One might spot traces of Béla Bartók, Harrison Birtwistle and a great many other composers in Wigglesworth’s extremely innovative and impressive score, but it is ultimately unique. In Act I sliding strings and brass and percussion are skilfully deployed to disconcert the listener in a way that perfectly describes how realities are being turned on their head, and how a society is being shaken to the point of virtual collapse.
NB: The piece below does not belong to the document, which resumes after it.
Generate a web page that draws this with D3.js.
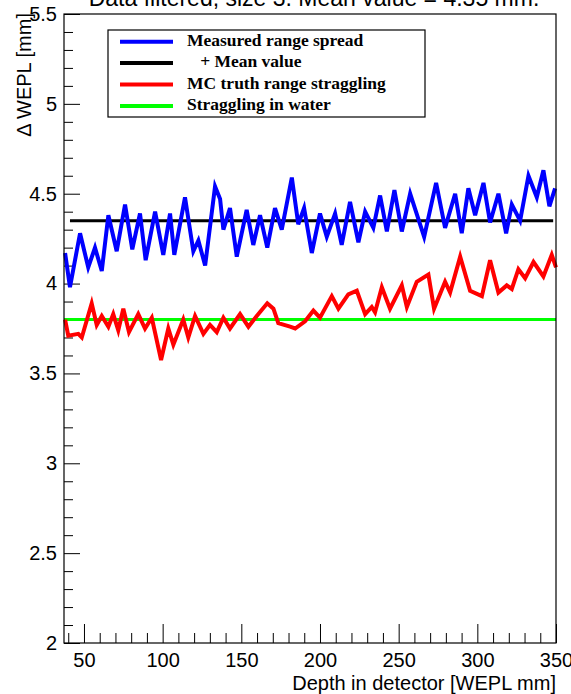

The evening also works well dramatically, with Vicki Mortimer’s sets entirely hitting the mark. The drama is set broadly in the twentieth century with Leontes’ cylindrical palace feeling like a pressure cooker where temperatures and emotions can all too easily overheat. Walls and doors slide around so that the space can be opened out or become entirely enclosed. The inside walls appear to be made of marble and offer the area a certain grandeur. When, however, the entire structure closes up the exterior surfaces appear rougher, as if suggesting that Leontes has cocooned himself off from the outside world. Certainly, the ‘common man’ appears to be ‘waiting at the gates’ ready to threaten, if not actually topple, him long before a large crowd gathers to proclaim Hermione’s innocence. When, however, Leontes’ subjects deliver the Oracle’s verdict on Hermione he opens the palace up, as if he is positively inviting the people in. This reveals his delusion in believing she will be found guilty, and his brutality and sense of self-righteousness in wanting everyone to witness her shaming.
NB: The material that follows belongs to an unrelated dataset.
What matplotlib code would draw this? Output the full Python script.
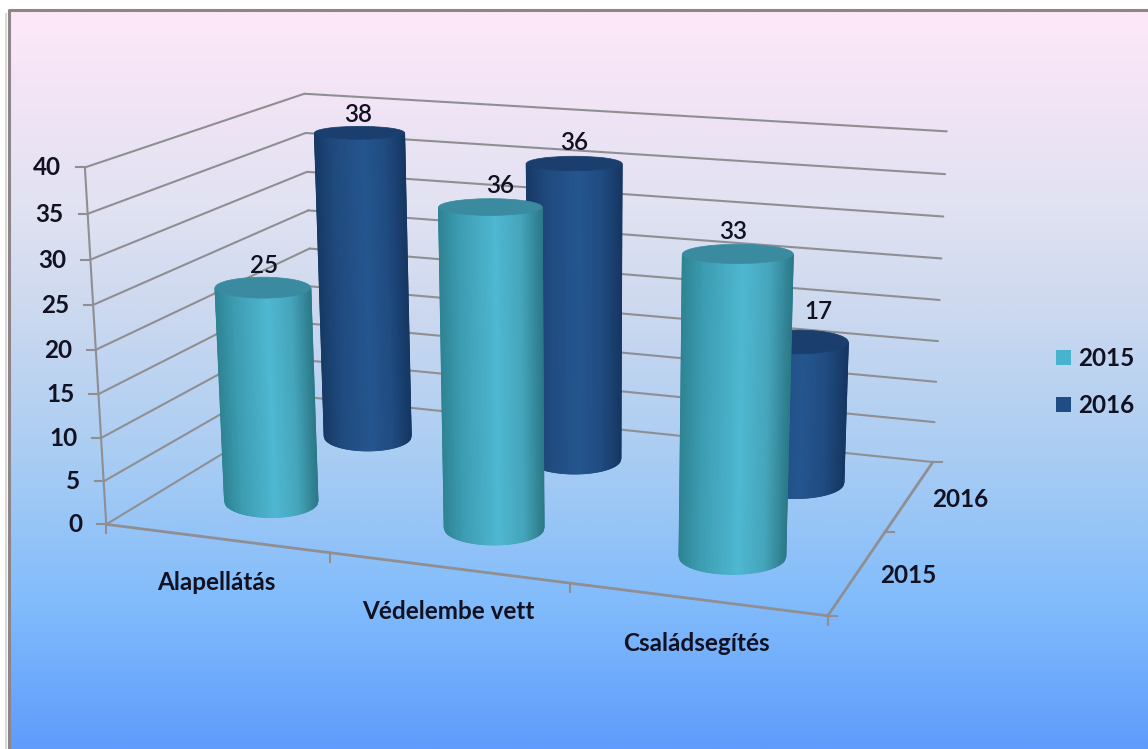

Leontes is portrayed as dictatorial as he (and his subjects) sport military uniform, and a huge statue of him appears centre-stage alongside slightly smaller ones of his ancestors. That the world of Leontes, with an old-fashioned looking telephone, looks older than that of the common people, who wear more modern dress, may also be an allusion to the clash of old and new orders.
The play sees Perdita abandoned alone on Bohemia as her overseer Antigonus ‘exit(s) pursued by a bear’. The opera reaches the same point differently, though equally effectively, by showing Antigonus and the sailors tossing on the sea. They are only able to get Perdita herself onto dry land, with the help of Hermione in the form of an ‘angel’, before their tiny vessel is swept away. Act II of the opera is much shorter than its counterpart in the play, with comical characters such as Autolycus and the Clown who are not absolutely essential to the plot being cut entirely. Instead, this act is pared down to its bare minimum as it highlights the love that has blossomed between Florizel and Perdita, and Polixenes’ consequent rage and disowning of his son.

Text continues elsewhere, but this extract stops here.